Blake McBride said he got a call from the Littleton superintendent Todd Lambert, who “ensured us that our son was not present or a victim in this case.”
Then, he said, 24 hours later, he was told by an Englewood police officer that his son was the second victim, according to videos on the bus.
“We haven’t seen the video,” McBride said. “We have asked for the videos and we were met with lies. We want Littleton to be held accountable for what has happened to our children.”
Ed Hopkins Jr. is an attorney representing three families so far and called for Littleton Public Schools to hold themselves fully accountable.
“This was an institutional failure. Multiple people had to fail for this to happen,” Hopkins said. “There was video in the bus and it still happened over months. The family reached out to the school and it still continued to happen over months. That’s failure.”
Hopkins and the families said they started reaching out to The Joshua School, a private school contracted by Littleton to provide services, back in the fall with concerns about unknown injuries and panic attacks their children were suffering after bus rides.
Lawyers said on Tuesday they are unclear whether Littleton ever embarked on any internal investigation or looked at the bus camera footage to figure out the source of the abuse. Englewood police officers are currently reviewing up to eight weeks of footage, which is as much as they have. They discard it every eight weeks, lawyers said.

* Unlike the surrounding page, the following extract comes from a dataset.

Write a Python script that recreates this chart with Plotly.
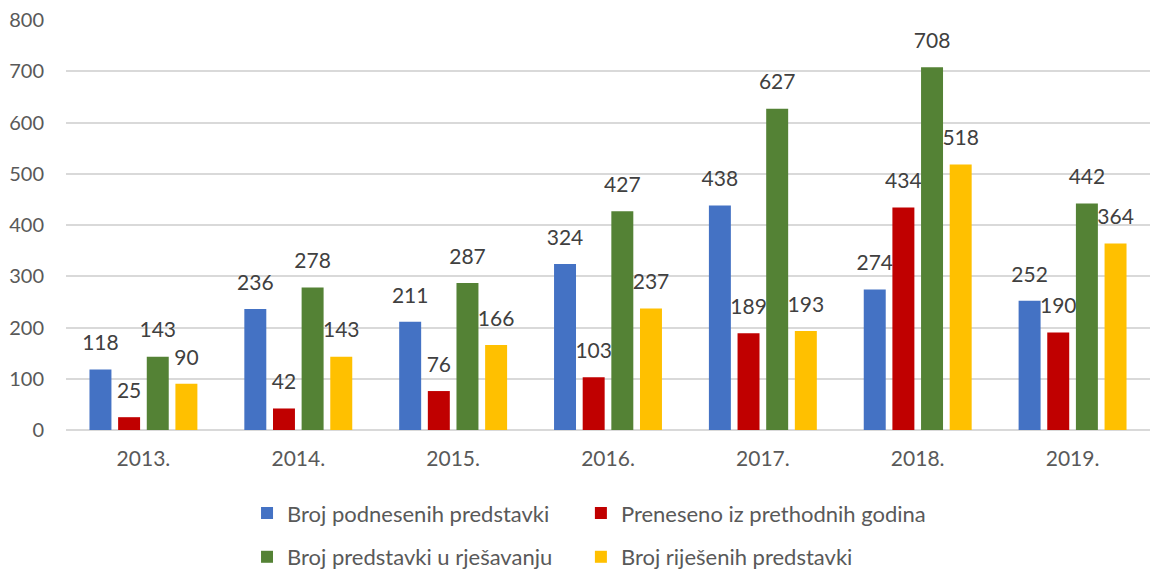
import plotly.graph_objects as go

years = ["2013.", "2014.", "2015.", "2016.", "2017.", "2018.", "2019."]
podnesene = [118, 236, 211, 324, 438, 274, 252]
preneseno = [25, 42, 76, 103, 189, 434, 190]
u_rjesavanju = [143, 278, 287, 427, 627, 708, 442]
rijesene = [90, 143, 166, 237, 193, 518, 364]

names = ["Broj podnesenih predstavki", "Preneseno iz prethodnih godina",
         "Broj predstavki u rješavanju", "Broj riješenih predstavki"]
colors = ["#4472C4", "#C00000", "#548235", "#FFC000"]
series = [podnesene, preneseno, u_rjesavanju, rijesene]
legend_ids = ["legend", "legend2", "legend3", "legend4"]

FONT = "Lato"
LABEL_PAD = 24  # transparent spacer (axis units) between bar top and its label

fig = go.Figure()
for i, (nm, col, vals, lg) in enumerate(zip(names, colors, series, legend_ids)):
    fig.add_trace(go.Bar(
        x=years, y=vals, name=nm, marker_color=col, legend=lg,
        marker_line_width=0, offsetgroup=str(i), hoverinfo="x+y+name",
    ))
    fig.add_trace(go.Bar(
        x=years, y=[LABEL_PAD] * len(vals), base=vals, offsetgroup=str(i),
        marker_color="rgba(0,0,0,0)", marker_line_width=0,
        showlegend=False, hoverinfo="skip",
        text=[str(v) for v in vals], textposition="outside",
        textfont=dict(family=FONT, size=21, color="#404040"),
        constraintext="none", cliponaxis=False,
    ))

col_x = [0.167, 0.475]
row_y = [-0.152, -0.2585]
leg_common = dict(orientation="h", xanchor="left", yanchor="top",
                  font=dict(size=22, color="#595959"), itemwidth=30,
                  bgcolor="rgba(0,0,0,0)")
legend_layout = {}
for k, lg in enumerate(legend_ids):
    legend_layout[lg] = dict(leg_common, x=col_x[k % 2], y=row_y[k // 2])

fig.update_layout(
    width=1166, height=570,
    margin=dict(l=66, r=16, t=20, b=140, autoexpand=False),
    paper_bgcolor="white", plot_bgcolor="white",
    barmode="group", bargap=0.26, bargroupgap=0.233,
    font=dict(family=FONT, color="#595959"),
    xaxis=dict(showgrid=False, showline=False, ticks="outside", ticklen=10,
               tickcolor="rgba(0,0,0,0)", tickfont=dict(size=21, color="#595959")),
    yaxis=dict(range=[0, 800], dtick=100, showgrid=True, gridcolor="#D9D9D9",
               gridwidth=1.5, zeroline=True, zerolinecolor="#D9D9D9", zerolinewidth=1.5,
               ticks="outside", ticklen=17, tickcolor="rgba(0,0,0,0)",
               tickfont=dict(size=20, color="#595959")),
    showlegend=True,
    **legend_layout,
)

fig.write_html("out.html",
               config={"displayModeBar": False},
               post_script="document.body.style.margin='0';document.body.style.overflow='hidden';")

Vestal said she had a mom instinct that something was wrong this entire school year with her 10-year-old son.
He had been thriving in school and loved cuddling and hugs. But his mood had shifted and he was frequently dissolving into two-hour meltdowns when he got home, weeping and despondent.
Then Vestal noticed the bruises.
Because he sometimes injured himself, she knew that minor scrapes and bumps were par for the course.
But these were different, bruises on his body, on his neck. He came home with a black eye. He came home without one of his back baby teeth, even though it hadn’t been loose that morning. And one time, he came home with a massive wad of gum stuck purposefully in his hair, above his neck, even though gum was specifically prohibited everywhere he went.
“You’d think having cameras on the bus would mean better safety, obviously that’s not the case,” she said.
The parents overwhelmingly said in interviews that the news of the abuse has created a renewed crisis of trust in a world where they have to fight every day for their kids.
“We fight with school districts over our kids’ IEPs (individualized education plans). And we fight with doctors. We fight all damn day,” Brittany Yarbrough said. “But we never, it never even occurred to us, that it could be someone on the bus. Because you shouldn’t have to fight for their safety. That just wasn’t even a thought. It’s like, of course, they’re going to keep our kids safe. Forget about the education. Keeping our kids safe was something we never questioned.”
In a letter to parents released to media on Tuesday, Littleton Public Schools Superintendent Todd Lambert said Jones had "very limited access to students during her employment with LPS."
Jones has a court date in May. The parents of the victims said on Tuesday they plan on attending the Littleton Public Schools board meeting on Thursday to demand change to safety protocols and hiring.